African Snow, a new play marking the 200th anniversary of the abolition of the slave trade, will transfer to London for a limited season at the West End’s Trafalgar Studio 1 from 24 April to 5 May 2007.

The play, written by Murray Watts for Riding Lights Theatre Company, received its world premiere earlier this month at the Theatre Royal York, where it continues until 21 April 2007. Following its West End season, it will then tour to Cymru, Birmingham, London (Hackney Empire), Hull, Bristol and Brighton, where its schedule concludes on 23 June.

African Snow portrays the meeting of two men cast from opposite sides into the hell of the slave trade – Olaudah Equiano, stolen from his home in West Africa, and John Newton, the converted slave-trader who later gave the world its most famous hymn, “Amazing Grace”. Can victim and abuser ever be reconciled?

Timed to coincide with the abolition of the Slave Trade Act in the UK, promotional material for the play declares that slavery remains “unfinished business”, given that “in 1807, there were four million people in slavery worldwide” and “in 2007, there are over 20 million”.
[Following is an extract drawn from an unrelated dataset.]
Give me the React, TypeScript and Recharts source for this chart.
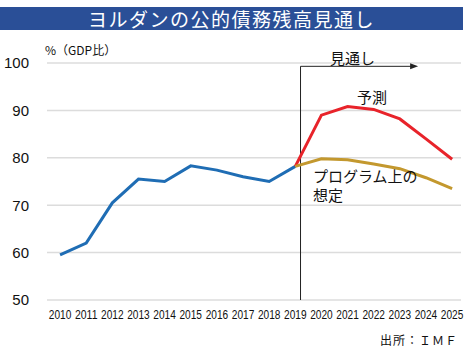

African Snow is directed by Paul Burbridge and designed by Sean Kavanagh, with lighting by Ben Cracknell and music by Ben Okafor. The cast includes Israel Oyelumade, Roger Alborough, Mensah Bediako, Emmanuella Cole, Antonia Kemi Coker, Chris Jack, Rex Obano and Kenny Thompson.

The 400-seat Trafalgar Studio 1 has been dark since 24 March 2007, when Harry Burton’s revival of Harold Pinter’s The Dumb Waiter, starring Lee Evans and Jason Isaacs, finished its limited sell-out season.